* _Task directions_
All the data must come back unchanged, except that pictures are left out.

*** Data extract ***

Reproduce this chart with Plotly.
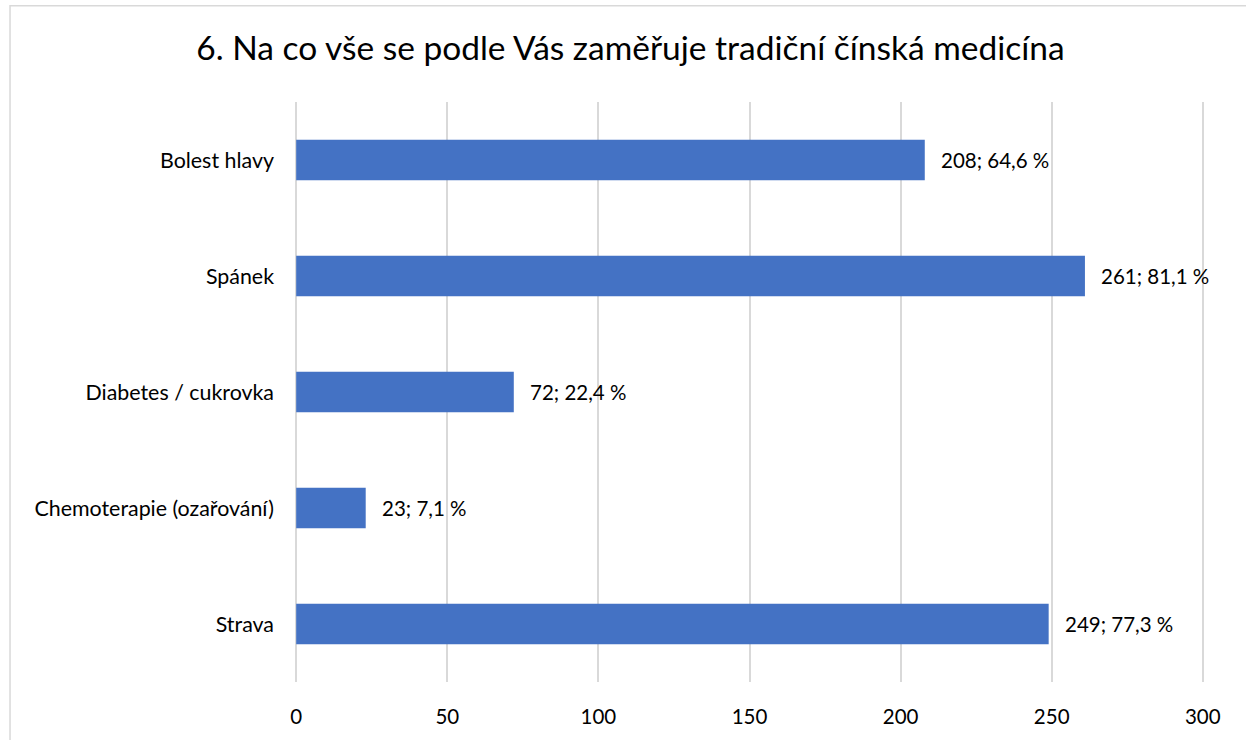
import plotly.graph_objects as go

categories = ["Bolest hlavy", "Spánek", "Diabetes / cukrovka", "Chemoterapie (ozařování)", "Strava"]
counts = [208, 261, 72, 23, 249]
percents = ["64,6", "81,1", "22,4", "7,1", "77,3"]
x_ticks = [0, 50, 100, 150, 200, 250, 300]

labels = [f"{c}; {p} %" for c, p in zip(counts, percents)]

FONT = "Lato, 'Noto Sans', sans-serif"

fig = go.Figure(go.Bar(
    x=counts, y=categories, orientation="h",
    marker=dict(color="#4472C4", line=dict(width=0)),
    width=0.35,
))

for c, cat, lab in zip(counts, categories, labels):
    fig.add_annotation(x=c, y=cat, text=lab, showarrow=False, xanchor="left",
                       xshift=14, font=dict(size=20.5, color="#000000", family=FONT))

fig.add_shape(type="rect", xref="paper", yref="paper", x0=-0.3135, x1=1.06, y0=-0.12, y1=1.166,
              line=dict(color="#d9d9d9", width=1.5), layer="below")

fig.update_layout(
    width=1246, height=740,
    margin=dict(l=295, r=42, t=102, b=55),
    paper_bgcolor="white", plot_bgcolor="white",
    title=dict(text="6. Na co vše se podle Vás zaměřuje tradiční čínská medicína",
               x=0.506, xanchor="center", y=0.935, yanchor="middle",
               font=dict(size=33.5, color="#000000", family=FONT)),
    showlegend=False,
    font=dict(family=FONT, size=20.5, color="#000000"),
    xaxis=dict(range=[-0.4, 300.4], tickvals=x_ticks, showgrid=True, gridcolor="#d9d9d9", gridwidth=1.5,
               zeroline=True, zerolinecolor="#d9d9d9", zerolinewidth=1.5,
               showline=False, ticks="", ticklabelstandoff=20,
               tickfont=dict(size=20.5, color="#000000")),
    yaxis=dict(categoryorder="array", categoryarray=categories[::-1], showgrid=False,
               zeroline=False, showline=False, ticks="", ticklabelstandoff=20,
               tickfont=dict(size=21.4, color="#000000")),
)

fig.write_html("out.html", config={"displayModeBar": False},
               post_script="document.body.style.margin='0';")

***

* _Written solution_
Reproduce this chart with Plotly.
import plotly.graph_objects as go

categories = ["Bolest hlavy", "Spánek", "Diabetes / cukrovka", "Chemoterapie (ozařování)", "Strava"]
counts = [208, 261, 72, 23, 249]
percents = ["64,6", "81,1", "22,4", "7,1", "77,3"]
x_ticks = [0, 50, 100, 150, 200, 250, 300]

labels = [f"{c}; {p} %" for c, p in zip(counts, percents)]

FONT = "Lato, 'Noto Sans', sans-serif"

fig = go.Figure(go.Bar(
    x=counts, y=categories, orientation="h",
    marker=dict(color="#4472C4", line=dict(width=0)),
    width=0.35,
))

for c, cat, lab in zip(counts, categories, labels):
    fig.add_annotation(x=c, y=cat, text=lab, showarrow=False, xanchor="left",
                       xshift=14, font=dict(size=20.5, color="#000000", family=FONT))

fig.add_shape(type="rect", xref="paper", yref="paper", x0=-0.3135, x1=1.06, y0=-0.12, y1=1.166,
              line=dict(color="#d9d9d9", width=1.5), layer="below")

fig.update_layout(
    width=1246, height=740,
    margin=dict(l=295, r=42, t=102, b=55),
    paper_bgcolor="white", plot_bgcolor="white",
    title=dict(text="6. Na co vše se podle Vás zaměřuje tradiční čínská medicína",
               x=0.506, xanchor="center", y=0.935, yanchor="middle",
               font=dict(size=33.5, color="#000000", family=FONT)),
    showlegend=False,
    font=dict(family=FONT, size=20.5, color="#000000"),
    xaxis=dict(range=[-0.4, 300.4], tickvals=x_ticks, showgrid=True, gridcolor="#d9d9d9", gridwidth=1.5,
               zeroline=True, zerolinecolor="#d9d9d9", zerolinewidth=1.5,
               showline=False, ticks="", ticklabelstandoff=20,
               tickfont=dict(size=20.5, color="#000000")),
    yaxis=dict(categoryorder="array", categoryarray=categories[::-1], showgrid=False,
               zeroline=False, showline=False, ticks="", ticklabelstandoff=20,
               tickfont=dict(size=21.4, color="#000000")),
)

fig.write_html("out.html", config={"displayModeBar": False},
               post_script="document.body.style.margin='0';")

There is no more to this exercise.